Hi everyone! Welcome back to my blog!

In this blog post, I will talk about the following:

  1. Improving Humor Phrases
  2. Rules Results
  3. Text Vectorization
    1. One-hot Encoding
    2. Bag of Words (Count Vectorizer)
    3. Term Frequency – Inverse Document Frequency (TF-IDF)
  4. Next Steps

 

Improving Humor Phrases

While examining the results of rule 1 (contain_funny), which classified a sentence as funny if it contained a “funny” word or phrase, I realized that my humor phrases’ performance was quite poor.

Out of the 14,628 false positives (sentences predicted as funny but were actually not funny) for contain_funny, 2,089 were because of “funny” words, but 12,539 were because of “funny” phrases! This was particularly concerning for multiple reasons:

(1) Intuitively, humorphrases should do as well as or better than humorwords. If a sentence contains a “funny phrase,” it should almost always actually be funny. There should not be that many false positives, definitely not 6x more false positives than humorwords.

(2) The main goal of rule 1, contain_funny, is to achieve an extremely high precision, which is achieved by minimizing false positives. A high precision is essential, for if machine learning models mistakenly classify a sentence as not funny, contain_funny would be able to recognize the funny word/phrase and correctly classify it as funny. A low precision defeats the purpose of the rule.

Hence, I set out to improve the performance of my “funny” phrases. Instead of coming up with funny phrases off the top of my head and hoping they would have a high precision, I decided to approach the problem of finding “funny” phrases empirically. Similar to how I eventually found the words that were the funniest by using the metric “percent funny,” I used “ngrams” from the library “nltk” to find the phrases length 2-5 that occurred the highest percent of the time in funny sentences as opposed to not funny ones. The results are below:

 

Even though all of the phrases above only occurred in funny sentences (percent funny = 1), the longer phrases were more likely to have a higher precision. Even though some funny phrases of length 2 almost always appear in jokes, including “knock knock” and “yo mama,” others like “my cat” and “call someone” that also have a percent funny of 1 could easily appear in non-humorous sentences. On the other hand, there is a much smaller chance that the phrases of length 4 & 5 shown above will appear in sentences that are not funny. Due to this realization, I included more longer “funny” phrases and less “funny” phrases of length 2 & 3 in my humorphrases.txt.
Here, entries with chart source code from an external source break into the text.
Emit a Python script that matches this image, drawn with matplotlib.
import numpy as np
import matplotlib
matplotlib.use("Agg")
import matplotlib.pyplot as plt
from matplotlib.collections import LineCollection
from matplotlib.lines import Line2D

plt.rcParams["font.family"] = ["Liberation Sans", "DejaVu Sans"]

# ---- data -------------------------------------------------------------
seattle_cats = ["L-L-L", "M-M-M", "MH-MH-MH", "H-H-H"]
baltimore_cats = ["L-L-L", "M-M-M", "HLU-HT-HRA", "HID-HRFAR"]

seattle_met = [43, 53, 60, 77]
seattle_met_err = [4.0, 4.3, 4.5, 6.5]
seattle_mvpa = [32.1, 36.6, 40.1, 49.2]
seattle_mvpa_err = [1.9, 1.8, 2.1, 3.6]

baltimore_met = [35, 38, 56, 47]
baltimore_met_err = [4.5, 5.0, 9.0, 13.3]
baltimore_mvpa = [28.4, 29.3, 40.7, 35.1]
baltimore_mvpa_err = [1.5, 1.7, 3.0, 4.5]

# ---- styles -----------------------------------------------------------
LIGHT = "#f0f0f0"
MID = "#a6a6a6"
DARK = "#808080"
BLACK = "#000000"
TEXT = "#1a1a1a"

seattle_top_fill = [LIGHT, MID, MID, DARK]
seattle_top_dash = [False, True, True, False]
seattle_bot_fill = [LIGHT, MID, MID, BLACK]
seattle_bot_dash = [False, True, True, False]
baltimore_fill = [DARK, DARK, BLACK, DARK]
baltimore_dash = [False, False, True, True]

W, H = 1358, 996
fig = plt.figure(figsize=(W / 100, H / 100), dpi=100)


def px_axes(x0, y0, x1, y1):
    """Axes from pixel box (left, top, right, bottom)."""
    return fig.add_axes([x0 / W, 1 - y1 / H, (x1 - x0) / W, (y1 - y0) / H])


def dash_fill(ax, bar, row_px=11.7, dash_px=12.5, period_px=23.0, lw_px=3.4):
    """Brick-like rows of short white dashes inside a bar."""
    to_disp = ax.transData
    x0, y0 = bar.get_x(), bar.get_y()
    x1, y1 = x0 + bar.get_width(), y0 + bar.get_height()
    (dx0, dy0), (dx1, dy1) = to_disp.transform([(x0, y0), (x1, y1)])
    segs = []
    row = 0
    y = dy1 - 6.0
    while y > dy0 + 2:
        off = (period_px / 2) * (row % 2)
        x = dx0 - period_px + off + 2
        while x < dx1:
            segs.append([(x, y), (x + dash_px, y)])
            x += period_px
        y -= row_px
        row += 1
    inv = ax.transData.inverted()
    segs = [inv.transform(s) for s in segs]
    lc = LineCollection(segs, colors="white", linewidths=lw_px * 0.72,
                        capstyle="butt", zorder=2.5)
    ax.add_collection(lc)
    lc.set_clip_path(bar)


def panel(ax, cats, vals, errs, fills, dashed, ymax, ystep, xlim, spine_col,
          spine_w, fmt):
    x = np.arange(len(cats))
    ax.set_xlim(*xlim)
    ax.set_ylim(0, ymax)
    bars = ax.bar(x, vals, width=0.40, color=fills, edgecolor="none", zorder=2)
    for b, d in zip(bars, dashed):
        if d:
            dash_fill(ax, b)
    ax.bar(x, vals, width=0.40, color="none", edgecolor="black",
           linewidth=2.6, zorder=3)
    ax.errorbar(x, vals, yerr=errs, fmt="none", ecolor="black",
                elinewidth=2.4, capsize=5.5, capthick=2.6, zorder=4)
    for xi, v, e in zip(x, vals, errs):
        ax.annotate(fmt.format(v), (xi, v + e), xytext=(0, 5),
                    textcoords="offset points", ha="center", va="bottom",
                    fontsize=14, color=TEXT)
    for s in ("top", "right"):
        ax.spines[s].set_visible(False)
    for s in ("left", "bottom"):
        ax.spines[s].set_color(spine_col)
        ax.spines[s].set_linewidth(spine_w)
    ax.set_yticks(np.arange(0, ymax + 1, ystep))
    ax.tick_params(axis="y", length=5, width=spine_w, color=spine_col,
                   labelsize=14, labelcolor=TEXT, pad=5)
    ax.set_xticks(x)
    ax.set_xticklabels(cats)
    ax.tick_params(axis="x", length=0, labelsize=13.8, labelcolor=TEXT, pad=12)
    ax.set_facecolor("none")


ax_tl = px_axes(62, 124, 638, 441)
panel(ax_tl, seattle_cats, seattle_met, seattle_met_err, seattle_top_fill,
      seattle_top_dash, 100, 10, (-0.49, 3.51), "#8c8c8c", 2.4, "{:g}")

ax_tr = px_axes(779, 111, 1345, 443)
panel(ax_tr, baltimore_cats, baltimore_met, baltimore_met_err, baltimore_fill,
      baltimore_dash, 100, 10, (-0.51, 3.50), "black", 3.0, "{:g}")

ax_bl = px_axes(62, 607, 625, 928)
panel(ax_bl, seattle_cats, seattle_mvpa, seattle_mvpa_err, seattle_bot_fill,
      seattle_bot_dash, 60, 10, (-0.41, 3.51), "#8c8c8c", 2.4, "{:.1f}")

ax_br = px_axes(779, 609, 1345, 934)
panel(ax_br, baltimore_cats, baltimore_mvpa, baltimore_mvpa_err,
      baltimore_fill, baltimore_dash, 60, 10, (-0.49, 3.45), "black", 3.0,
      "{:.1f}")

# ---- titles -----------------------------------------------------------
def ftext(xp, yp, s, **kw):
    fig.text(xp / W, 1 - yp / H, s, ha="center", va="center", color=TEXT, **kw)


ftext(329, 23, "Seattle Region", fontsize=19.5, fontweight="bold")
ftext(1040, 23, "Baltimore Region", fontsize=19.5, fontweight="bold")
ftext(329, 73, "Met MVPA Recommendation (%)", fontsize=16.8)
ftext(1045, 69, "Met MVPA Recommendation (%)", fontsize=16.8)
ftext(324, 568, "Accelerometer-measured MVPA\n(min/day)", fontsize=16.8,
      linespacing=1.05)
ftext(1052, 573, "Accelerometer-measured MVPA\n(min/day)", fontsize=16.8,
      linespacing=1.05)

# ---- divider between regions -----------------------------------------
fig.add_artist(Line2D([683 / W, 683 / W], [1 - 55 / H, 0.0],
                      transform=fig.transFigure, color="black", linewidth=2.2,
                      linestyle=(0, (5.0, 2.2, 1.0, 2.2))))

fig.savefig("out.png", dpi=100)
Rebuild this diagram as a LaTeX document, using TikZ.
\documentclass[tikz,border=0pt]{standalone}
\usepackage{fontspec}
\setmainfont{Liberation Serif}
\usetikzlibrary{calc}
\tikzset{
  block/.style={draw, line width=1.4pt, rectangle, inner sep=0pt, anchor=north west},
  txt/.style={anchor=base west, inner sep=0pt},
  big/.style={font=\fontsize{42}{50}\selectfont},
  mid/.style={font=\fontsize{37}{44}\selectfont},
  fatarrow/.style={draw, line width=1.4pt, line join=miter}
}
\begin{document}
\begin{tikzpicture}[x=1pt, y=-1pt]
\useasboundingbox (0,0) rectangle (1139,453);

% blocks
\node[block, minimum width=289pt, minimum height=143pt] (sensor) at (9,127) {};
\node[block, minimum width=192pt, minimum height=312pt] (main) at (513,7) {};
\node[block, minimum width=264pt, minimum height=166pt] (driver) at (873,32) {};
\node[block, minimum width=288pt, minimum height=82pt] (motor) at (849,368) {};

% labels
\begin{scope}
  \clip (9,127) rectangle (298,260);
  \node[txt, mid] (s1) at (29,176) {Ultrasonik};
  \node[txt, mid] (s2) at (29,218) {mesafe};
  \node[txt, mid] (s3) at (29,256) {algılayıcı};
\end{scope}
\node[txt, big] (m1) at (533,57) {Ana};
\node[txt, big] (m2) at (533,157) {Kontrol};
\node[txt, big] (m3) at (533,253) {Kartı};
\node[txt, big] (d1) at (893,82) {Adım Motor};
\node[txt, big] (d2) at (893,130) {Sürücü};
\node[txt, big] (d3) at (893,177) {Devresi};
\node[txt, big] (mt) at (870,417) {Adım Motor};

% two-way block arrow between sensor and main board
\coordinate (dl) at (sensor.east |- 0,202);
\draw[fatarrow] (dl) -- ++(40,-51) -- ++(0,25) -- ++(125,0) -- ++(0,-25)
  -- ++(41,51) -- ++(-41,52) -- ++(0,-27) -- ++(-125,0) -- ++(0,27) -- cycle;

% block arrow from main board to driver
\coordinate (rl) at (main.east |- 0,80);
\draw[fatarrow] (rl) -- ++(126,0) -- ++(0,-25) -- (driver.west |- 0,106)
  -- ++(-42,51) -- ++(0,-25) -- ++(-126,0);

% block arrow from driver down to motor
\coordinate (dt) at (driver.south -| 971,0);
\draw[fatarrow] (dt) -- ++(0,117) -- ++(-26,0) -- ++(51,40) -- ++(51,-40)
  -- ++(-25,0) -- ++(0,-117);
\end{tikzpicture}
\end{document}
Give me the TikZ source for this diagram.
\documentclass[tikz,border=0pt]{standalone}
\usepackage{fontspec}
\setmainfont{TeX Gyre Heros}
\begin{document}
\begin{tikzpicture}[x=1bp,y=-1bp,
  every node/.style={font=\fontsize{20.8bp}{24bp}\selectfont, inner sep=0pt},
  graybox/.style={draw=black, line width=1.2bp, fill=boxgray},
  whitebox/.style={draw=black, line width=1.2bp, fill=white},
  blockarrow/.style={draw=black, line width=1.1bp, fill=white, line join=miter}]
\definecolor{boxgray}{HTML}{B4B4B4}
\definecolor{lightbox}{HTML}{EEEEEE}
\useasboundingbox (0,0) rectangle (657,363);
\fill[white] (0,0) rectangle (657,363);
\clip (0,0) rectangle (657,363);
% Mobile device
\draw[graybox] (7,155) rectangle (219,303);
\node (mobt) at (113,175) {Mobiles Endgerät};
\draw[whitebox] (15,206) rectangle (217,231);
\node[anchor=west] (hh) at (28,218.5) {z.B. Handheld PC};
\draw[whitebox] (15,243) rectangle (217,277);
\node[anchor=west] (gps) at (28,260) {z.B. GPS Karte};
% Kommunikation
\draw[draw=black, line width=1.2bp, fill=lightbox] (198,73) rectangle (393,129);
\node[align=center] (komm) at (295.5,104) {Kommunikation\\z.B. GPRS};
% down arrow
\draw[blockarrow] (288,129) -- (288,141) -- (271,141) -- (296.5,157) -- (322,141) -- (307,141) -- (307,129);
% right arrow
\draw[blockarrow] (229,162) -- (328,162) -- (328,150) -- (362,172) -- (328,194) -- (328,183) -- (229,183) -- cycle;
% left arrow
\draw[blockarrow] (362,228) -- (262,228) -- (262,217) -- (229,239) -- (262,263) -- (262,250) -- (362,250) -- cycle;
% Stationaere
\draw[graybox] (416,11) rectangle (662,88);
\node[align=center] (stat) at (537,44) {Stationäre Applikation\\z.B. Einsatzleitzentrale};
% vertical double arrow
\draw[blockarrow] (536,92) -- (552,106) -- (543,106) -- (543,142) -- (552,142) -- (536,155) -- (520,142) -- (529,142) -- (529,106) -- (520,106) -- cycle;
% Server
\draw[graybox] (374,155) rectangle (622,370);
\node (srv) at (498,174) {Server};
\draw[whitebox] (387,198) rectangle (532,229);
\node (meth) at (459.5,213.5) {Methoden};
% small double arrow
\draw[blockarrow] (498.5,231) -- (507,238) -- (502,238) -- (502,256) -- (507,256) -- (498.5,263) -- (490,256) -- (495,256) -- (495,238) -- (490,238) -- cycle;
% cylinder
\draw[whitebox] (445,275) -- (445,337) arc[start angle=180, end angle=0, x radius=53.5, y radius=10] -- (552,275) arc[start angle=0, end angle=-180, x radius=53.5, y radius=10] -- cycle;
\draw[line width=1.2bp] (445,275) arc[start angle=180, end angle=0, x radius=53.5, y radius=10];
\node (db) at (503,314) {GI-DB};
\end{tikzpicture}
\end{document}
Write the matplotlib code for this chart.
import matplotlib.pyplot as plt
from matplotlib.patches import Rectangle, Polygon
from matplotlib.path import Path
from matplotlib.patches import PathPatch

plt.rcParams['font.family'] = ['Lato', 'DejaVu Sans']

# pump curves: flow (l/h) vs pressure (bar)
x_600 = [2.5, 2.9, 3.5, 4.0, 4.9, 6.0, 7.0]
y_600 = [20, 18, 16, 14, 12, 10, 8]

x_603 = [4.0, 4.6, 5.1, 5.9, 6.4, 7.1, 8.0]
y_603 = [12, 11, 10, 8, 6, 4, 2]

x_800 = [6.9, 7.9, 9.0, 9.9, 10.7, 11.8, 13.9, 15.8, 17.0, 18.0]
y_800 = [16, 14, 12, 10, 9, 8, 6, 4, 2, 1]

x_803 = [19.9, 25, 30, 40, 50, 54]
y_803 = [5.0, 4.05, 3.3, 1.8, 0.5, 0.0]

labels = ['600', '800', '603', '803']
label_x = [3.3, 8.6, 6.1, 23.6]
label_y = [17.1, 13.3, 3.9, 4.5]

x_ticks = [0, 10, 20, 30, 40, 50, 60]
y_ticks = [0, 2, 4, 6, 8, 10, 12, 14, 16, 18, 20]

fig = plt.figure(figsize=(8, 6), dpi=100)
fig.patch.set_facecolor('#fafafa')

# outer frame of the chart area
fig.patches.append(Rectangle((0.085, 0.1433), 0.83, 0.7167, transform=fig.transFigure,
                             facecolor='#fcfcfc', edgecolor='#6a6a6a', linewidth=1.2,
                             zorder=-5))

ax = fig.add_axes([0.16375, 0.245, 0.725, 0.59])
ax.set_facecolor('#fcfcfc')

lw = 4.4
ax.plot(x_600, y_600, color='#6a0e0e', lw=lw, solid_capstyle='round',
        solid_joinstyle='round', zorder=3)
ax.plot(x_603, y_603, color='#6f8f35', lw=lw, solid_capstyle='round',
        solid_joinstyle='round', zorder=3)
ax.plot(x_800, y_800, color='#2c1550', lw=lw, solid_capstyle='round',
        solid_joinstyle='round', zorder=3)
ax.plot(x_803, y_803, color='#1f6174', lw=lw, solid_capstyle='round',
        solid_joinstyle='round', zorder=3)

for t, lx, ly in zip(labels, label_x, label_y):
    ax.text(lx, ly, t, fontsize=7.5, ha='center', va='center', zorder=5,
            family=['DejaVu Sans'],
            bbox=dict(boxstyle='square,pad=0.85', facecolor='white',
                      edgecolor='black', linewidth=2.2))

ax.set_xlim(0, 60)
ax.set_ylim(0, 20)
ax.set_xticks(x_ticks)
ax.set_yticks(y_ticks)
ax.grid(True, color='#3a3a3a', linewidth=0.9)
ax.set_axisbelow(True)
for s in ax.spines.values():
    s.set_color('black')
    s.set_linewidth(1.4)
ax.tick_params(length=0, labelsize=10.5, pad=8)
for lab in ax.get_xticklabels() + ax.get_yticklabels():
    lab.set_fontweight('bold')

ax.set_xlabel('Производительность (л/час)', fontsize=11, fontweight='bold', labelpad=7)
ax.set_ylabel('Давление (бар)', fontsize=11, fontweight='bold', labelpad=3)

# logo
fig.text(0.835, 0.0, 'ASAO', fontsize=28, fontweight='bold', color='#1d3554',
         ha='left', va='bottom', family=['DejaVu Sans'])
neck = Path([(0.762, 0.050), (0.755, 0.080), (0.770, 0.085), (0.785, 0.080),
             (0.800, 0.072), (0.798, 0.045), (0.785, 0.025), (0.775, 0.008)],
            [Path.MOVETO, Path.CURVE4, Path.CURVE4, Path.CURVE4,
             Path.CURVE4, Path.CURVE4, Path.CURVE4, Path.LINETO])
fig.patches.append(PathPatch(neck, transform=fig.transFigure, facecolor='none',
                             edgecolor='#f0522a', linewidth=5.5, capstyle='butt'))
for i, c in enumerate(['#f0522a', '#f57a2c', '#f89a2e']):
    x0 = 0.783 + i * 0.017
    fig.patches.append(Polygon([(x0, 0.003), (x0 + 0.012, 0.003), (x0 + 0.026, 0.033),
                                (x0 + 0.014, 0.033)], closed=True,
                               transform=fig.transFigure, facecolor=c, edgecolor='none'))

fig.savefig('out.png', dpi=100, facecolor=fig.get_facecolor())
In summary, I improved my list of funny phrases from around 70 phrases that I thought of to around 3,000 funny phrases (~20 funny phrases of length 2, ~800 funny phrases of length 3, ~1,000 funny phrases of length 4, and ~1,000 funny phrases of length 5) found empirically.

 

Rules Results

As a reminder, these were the results before I had improved the humor phrases:

And these are the improved results:

Accuracy, precision, recall, f1 – my improved “funny” phrases caused Contain_Funny (rule 1) to do better in all of these performance metrics!

Here are the confusion matrices for contain_funny (rule 1) with lemmatizing, before and after side-by-side (before on the left, after on the right).

As you can see, the number of false positives has drastically decreased, and the number of true positives has increased as well, yielding a much higher precision – exactly what I was aiming for. In addition, the number of true negatives increased, and the number of false negatives decreased. Yay!

 

Text Vectorization

An accuracy of 77% without any machine learning is pretty amazing. Yet, I was excited to see how well a machine learning model could do!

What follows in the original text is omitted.